# Required task:
From the entries below, reproduce exactly the lines from the one with "Give me the matplotlib source for this chart." through the one with "1, 0, 0, 0, 0]", both included, without images.

Records from a dataset:
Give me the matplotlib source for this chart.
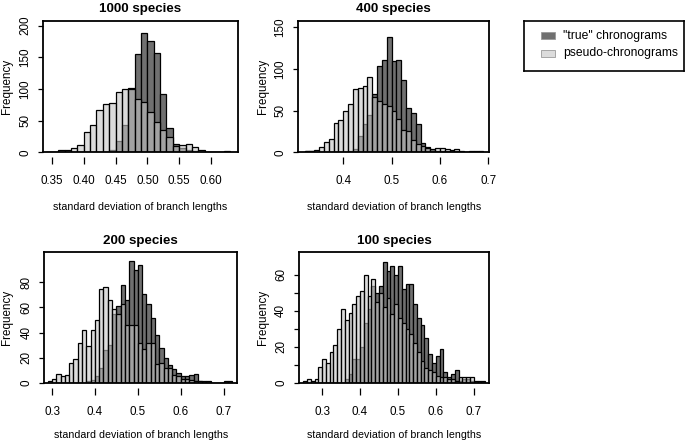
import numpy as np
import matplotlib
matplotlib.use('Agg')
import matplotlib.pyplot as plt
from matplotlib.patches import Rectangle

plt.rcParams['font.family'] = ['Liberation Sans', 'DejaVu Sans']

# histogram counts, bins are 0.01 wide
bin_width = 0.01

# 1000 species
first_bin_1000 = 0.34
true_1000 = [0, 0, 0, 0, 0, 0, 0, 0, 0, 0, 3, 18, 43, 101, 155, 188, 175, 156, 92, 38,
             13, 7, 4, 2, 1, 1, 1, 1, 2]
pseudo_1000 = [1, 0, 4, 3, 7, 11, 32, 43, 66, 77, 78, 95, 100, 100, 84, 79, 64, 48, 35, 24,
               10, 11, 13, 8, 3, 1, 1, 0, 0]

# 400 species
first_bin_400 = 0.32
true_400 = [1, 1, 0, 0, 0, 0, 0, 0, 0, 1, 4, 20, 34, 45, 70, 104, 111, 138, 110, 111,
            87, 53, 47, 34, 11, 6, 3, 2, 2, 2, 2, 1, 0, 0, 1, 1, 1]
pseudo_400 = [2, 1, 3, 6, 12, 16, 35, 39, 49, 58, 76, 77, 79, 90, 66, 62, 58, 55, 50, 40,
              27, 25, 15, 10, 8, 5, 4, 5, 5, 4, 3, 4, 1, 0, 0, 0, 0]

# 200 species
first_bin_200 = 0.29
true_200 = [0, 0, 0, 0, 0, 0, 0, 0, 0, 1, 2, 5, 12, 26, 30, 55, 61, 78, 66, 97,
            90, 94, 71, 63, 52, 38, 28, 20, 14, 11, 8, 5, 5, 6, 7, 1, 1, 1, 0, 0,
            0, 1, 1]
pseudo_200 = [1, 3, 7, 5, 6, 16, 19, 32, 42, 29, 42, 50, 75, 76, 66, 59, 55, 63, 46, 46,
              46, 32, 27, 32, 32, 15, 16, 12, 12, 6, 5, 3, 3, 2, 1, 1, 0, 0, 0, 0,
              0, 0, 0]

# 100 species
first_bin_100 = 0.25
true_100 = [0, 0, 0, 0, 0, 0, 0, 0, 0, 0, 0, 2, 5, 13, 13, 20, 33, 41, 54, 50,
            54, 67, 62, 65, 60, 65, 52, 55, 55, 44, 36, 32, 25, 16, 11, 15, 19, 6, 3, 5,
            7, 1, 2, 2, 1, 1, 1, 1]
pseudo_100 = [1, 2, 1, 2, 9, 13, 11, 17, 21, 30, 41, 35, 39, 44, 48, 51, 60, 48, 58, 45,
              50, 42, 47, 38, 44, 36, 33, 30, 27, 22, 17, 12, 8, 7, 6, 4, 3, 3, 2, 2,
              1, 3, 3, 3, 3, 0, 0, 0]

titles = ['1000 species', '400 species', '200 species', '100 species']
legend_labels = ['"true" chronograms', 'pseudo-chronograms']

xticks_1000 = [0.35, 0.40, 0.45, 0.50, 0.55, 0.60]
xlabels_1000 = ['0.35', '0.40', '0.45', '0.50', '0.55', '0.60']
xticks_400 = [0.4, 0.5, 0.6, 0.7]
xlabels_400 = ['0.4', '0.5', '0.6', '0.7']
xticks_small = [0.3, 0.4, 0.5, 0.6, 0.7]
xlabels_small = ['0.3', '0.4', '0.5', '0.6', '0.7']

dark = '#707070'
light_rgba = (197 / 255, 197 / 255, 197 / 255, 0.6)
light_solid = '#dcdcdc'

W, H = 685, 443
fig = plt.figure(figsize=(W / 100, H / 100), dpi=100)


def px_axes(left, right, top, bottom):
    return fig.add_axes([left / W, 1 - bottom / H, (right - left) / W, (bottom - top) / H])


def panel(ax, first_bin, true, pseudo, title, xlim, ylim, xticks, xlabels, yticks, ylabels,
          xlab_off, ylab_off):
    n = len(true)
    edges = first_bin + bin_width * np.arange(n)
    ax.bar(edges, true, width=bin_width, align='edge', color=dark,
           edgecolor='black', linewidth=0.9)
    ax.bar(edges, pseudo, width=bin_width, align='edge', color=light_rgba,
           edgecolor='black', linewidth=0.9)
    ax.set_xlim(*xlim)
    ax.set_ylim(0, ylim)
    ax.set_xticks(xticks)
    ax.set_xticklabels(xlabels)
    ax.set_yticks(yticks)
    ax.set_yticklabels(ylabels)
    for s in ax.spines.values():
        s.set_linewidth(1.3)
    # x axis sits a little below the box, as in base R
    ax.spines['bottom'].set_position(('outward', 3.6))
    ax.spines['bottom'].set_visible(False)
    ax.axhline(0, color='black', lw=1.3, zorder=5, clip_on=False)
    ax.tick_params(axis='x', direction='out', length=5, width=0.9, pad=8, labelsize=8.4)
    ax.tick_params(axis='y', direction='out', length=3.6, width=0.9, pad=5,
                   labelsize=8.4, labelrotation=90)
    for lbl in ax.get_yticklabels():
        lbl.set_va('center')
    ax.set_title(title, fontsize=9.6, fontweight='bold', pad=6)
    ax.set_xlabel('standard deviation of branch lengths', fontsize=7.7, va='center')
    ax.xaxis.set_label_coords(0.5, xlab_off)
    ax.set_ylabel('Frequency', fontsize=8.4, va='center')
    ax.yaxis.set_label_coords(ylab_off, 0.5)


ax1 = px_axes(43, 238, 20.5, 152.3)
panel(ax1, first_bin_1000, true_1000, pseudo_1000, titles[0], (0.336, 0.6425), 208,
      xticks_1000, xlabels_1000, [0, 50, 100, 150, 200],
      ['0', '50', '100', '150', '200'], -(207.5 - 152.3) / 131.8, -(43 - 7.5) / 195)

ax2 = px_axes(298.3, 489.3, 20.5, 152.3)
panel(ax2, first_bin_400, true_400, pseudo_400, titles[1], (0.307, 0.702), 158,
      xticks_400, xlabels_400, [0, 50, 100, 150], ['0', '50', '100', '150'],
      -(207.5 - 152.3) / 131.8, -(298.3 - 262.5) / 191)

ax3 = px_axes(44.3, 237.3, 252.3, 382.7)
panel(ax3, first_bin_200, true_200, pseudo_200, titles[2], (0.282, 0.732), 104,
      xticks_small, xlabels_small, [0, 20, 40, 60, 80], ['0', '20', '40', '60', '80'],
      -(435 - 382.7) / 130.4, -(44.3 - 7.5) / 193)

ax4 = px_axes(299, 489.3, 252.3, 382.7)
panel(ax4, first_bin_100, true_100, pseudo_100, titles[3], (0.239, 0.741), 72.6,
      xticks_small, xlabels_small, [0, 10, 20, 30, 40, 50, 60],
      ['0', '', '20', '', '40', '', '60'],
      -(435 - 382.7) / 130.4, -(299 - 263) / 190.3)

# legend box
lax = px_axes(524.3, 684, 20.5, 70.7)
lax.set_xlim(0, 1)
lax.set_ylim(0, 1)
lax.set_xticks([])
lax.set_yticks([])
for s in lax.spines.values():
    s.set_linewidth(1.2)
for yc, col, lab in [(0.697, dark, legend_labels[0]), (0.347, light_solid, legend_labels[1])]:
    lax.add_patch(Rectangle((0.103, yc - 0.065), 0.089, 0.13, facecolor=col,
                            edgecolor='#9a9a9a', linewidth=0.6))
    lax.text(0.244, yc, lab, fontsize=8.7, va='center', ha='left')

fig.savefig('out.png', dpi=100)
==
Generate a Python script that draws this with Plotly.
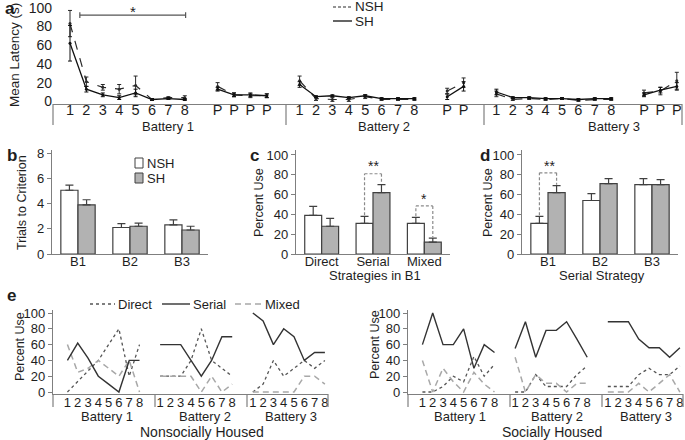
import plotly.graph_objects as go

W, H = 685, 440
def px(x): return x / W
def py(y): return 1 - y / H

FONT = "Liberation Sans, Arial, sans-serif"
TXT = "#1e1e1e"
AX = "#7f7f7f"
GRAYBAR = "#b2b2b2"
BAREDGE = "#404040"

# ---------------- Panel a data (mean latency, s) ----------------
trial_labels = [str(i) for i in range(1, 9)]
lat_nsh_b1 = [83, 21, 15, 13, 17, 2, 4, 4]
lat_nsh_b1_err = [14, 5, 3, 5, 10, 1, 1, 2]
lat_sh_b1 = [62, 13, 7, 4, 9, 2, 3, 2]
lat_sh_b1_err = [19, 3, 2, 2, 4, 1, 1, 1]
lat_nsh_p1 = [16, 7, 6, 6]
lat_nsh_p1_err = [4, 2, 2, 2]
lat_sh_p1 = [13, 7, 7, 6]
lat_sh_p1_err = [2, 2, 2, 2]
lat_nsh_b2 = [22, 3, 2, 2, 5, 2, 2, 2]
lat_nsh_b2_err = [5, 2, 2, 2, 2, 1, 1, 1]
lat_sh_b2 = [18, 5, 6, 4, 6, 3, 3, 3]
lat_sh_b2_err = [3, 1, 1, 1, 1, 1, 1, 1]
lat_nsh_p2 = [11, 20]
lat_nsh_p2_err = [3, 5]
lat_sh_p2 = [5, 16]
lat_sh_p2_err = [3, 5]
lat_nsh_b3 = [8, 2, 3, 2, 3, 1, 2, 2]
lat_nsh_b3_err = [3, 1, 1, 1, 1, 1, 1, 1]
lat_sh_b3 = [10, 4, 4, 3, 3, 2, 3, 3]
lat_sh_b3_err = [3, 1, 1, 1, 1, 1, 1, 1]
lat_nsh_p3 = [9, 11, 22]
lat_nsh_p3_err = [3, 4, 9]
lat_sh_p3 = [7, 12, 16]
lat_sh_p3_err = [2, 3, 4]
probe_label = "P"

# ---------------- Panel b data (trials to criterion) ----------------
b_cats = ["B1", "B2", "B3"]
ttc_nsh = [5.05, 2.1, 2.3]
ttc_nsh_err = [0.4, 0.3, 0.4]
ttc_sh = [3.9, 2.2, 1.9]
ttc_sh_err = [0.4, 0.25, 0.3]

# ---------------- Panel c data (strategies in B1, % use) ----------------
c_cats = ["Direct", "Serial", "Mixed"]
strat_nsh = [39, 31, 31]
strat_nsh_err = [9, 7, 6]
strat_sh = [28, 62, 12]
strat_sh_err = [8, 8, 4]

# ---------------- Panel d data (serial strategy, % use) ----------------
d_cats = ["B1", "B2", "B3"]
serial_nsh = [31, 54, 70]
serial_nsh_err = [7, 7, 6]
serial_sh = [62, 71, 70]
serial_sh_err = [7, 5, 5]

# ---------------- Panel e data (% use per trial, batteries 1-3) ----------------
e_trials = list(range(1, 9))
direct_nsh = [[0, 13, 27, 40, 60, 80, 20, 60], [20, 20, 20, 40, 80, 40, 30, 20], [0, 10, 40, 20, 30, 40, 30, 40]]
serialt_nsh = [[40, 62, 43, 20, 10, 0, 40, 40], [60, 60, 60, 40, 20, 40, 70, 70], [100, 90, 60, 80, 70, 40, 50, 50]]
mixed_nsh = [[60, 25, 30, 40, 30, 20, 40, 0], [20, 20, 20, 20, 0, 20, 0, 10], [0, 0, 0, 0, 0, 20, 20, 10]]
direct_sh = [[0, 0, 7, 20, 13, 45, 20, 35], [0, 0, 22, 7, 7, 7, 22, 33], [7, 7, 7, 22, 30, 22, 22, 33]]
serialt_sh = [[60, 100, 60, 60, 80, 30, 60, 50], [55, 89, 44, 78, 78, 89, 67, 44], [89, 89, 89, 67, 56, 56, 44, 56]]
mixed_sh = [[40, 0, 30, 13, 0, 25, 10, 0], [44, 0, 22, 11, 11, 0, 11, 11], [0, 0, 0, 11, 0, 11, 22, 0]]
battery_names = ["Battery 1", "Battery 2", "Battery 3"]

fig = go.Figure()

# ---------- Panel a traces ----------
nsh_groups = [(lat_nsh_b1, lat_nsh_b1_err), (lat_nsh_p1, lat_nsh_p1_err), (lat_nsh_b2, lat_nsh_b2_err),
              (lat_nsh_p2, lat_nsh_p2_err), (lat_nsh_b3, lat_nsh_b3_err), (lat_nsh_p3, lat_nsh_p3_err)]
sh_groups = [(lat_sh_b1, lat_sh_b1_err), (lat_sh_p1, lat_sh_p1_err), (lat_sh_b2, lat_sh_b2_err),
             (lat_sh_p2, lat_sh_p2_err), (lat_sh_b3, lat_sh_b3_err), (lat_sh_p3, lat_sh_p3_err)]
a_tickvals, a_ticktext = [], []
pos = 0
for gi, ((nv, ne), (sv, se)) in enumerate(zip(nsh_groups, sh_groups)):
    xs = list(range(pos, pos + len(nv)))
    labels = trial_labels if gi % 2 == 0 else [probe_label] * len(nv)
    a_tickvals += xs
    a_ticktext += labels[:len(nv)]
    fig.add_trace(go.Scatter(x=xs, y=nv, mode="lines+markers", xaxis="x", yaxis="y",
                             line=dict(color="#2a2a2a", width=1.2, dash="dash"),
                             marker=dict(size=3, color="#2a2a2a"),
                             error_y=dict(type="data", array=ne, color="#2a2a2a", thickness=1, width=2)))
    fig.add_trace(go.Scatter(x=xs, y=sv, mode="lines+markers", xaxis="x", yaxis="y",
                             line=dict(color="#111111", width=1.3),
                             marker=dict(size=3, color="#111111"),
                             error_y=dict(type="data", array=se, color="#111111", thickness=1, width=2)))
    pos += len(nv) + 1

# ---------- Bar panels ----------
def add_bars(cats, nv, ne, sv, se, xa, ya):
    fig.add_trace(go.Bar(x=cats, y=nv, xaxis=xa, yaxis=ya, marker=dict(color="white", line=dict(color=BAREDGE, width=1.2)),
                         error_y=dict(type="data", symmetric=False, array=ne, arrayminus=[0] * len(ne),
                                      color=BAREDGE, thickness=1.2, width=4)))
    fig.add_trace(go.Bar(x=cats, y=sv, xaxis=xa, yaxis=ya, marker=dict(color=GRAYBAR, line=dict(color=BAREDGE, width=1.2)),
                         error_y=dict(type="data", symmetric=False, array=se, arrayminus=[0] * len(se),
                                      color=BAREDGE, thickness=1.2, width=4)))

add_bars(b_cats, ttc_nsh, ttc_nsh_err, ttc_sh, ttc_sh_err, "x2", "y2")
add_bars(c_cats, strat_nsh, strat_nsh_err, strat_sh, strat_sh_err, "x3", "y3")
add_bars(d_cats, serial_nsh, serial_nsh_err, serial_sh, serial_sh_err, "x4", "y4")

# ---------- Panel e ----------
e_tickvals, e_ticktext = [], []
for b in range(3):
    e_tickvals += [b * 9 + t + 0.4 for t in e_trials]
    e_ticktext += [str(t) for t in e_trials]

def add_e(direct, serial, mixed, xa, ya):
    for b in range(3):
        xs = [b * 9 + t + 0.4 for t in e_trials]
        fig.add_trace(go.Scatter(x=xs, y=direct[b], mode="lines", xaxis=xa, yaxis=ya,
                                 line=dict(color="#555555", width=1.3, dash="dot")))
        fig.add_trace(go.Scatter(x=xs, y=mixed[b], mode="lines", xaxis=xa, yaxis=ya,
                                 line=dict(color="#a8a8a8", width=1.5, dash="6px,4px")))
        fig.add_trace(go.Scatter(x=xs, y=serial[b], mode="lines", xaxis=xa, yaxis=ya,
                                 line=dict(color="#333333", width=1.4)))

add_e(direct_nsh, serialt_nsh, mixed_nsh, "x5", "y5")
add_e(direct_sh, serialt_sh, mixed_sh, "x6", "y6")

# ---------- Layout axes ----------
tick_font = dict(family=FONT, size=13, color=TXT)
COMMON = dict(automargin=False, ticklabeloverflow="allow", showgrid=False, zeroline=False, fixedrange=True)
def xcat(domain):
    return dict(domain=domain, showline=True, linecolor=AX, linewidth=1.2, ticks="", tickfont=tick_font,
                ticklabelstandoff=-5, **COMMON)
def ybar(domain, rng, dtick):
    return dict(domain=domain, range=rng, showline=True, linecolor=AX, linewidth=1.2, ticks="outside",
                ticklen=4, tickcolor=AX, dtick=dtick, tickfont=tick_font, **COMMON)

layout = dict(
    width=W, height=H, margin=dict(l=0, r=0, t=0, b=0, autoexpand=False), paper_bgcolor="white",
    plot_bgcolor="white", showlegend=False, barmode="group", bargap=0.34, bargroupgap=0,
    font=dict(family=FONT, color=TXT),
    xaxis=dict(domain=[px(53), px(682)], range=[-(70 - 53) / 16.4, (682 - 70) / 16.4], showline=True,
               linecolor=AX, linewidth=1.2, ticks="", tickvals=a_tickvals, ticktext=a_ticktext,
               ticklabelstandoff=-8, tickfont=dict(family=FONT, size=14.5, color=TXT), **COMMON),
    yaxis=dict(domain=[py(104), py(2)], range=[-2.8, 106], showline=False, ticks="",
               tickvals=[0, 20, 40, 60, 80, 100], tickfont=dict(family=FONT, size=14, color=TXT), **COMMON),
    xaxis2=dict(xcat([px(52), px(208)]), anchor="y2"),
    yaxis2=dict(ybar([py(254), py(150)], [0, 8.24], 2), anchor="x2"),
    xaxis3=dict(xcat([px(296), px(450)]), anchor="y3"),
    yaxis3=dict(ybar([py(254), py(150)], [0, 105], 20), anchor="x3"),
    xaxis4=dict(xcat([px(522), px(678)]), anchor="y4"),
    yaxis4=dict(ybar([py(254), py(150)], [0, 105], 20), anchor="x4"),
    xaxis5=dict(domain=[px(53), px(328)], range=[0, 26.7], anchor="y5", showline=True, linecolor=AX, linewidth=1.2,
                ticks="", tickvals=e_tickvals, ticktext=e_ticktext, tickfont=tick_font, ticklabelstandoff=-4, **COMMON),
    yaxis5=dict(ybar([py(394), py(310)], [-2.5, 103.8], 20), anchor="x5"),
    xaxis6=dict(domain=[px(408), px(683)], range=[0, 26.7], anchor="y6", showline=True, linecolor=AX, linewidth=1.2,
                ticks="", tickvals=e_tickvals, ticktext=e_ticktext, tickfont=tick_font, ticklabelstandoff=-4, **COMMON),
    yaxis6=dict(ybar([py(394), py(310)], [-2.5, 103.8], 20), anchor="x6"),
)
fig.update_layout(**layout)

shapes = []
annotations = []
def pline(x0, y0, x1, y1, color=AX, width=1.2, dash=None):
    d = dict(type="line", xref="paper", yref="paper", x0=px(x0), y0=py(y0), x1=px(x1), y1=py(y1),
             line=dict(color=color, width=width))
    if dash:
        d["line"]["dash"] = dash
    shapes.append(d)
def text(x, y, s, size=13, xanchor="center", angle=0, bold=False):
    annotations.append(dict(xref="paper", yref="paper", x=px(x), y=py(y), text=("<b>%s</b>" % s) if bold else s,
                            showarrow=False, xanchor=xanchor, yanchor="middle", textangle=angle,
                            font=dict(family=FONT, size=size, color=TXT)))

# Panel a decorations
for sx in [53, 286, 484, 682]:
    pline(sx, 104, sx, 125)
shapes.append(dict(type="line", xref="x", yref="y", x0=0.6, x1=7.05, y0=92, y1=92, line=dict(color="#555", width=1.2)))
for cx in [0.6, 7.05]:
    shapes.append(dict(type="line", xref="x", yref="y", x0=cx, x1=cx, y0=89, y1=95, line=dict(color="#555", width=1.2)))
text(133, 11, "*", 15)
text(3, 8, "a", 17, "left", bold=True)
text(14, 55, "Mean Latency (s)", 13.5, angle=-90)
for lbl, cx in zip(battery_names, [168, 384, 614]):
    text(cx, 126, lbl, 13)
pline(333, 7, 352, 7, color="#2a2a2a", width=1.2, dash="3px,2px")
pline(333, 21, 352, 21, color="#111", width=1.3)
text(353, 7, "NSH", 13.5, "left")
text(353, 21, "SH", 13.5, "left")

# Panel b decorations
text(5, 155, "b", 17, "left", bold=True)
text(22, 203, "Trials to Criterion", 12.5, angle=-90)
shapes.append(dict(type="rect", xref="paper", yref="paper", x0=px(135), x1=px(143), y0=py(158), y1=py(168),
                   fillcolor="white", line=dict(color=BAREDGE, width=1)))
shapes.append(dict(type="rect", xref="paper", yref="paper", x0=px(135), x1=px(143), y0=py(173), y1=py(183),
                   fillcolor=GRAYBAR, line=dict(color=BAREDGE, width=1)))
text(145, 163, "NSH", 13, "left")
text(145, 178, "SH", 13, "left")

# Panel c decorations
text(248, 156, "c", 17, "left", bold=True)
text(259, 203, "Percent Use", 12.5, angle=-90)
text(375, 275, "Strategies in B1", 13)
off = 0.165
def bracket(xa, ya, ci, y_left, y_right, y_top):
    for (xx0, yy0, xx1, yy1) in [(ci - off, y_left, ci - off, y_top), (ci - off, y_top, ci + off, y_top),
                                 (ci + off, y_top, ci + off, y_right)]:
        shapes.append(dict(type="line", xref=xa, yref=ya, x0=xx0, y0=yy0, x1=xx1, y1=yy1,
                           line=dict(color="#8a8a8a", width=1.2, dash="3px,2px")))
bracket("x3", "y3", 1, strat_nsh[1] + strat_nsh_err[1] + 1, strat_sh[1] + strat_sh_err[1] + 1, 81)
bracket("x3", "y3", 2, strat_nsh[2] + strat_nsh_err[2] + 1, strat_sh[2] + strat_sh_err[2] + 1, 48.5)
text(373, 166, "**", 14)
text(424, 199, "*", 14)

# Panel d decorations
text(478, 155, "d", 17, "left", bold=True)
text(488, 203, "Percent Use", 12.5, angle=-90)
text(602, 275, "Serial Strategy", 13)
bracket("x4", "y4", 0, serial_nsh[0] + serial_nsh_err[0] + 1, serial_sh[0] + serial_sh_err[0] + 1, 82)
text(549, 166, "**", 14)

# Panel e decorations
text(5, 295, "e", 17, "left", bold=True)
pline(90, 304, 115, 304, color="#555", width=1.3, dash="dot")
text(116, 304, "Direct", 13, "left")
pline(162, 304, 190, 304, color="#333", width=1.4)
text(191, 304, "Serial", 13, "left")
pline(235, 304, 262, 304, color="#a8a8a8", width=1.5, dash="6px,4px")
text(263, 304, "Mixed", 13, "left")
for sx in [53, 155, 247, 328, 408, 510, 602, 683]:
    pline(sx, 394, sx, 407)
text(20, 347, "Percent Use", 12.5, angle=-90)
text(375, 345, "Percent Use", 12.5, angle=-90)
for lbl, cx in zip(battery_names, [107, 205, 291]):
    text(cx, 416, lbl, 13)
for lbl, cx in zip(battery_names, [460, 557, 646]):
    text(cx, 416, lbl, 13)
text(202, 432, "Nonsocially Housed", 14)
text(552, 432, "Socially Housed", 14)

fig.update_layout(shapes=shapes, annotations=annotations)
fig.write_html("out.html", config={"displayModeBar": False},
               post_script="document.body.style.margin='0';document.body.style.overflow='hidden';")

# Full output:
Give me the matplotlib source for this chart.
import numpy as np
import matplotlib
matplotlib.use('Agg')
import matplotlib.pyplot as plt
from matplotlib.patches import Rectangle

plt.rcParams['font.family'] = ['Liberation Sans', 'DejaVu Sans']

# histogram counts, bins are 0.01 wide
bin_width = 0.01

# 1000 species
first_bin_1000 = 0.34
true_1000 = [0, 0, 0, 0, 0, 0, 0, 0, 0, 0, 3, 18, 43, 101, 155, 188, 175, 156, 92, 38,
             13, 7, 4, 2, 1, 1, 1, 1, 2]
pseudo_1000 = [1, 0, 4, 3, 7, 11, 32, 43, 66, 77, 78, 95, 100, 100, 84, 79, 64, 48, 35, 24,
               10, 11, 13, 8, 3, 1, 1, 0, 0]

# 400 species
first_bin_400 = 0.32
true_400 = [1, 1, 0, 0, 0, 0, 0, 0, 0, 1, 4, 20, 34, 45, 70, 104, 111, 138, 110, 111,
            87, 53, 47, 34, 11, 6, 3, 2, 2, 2, 2, 1, 0, 0, 1, 1, 1]
pseudo_400 = [2, 1, 3, 6, 12, 16, 35, 39, 49, 58, 76, 77, 79, 90, 66, 62, 58, 55, 50, 40,
              27, 25, 15, 10, 8, 5, 4, 5, 5, 4, 3, 4, 1, 0, 0, 0, 0]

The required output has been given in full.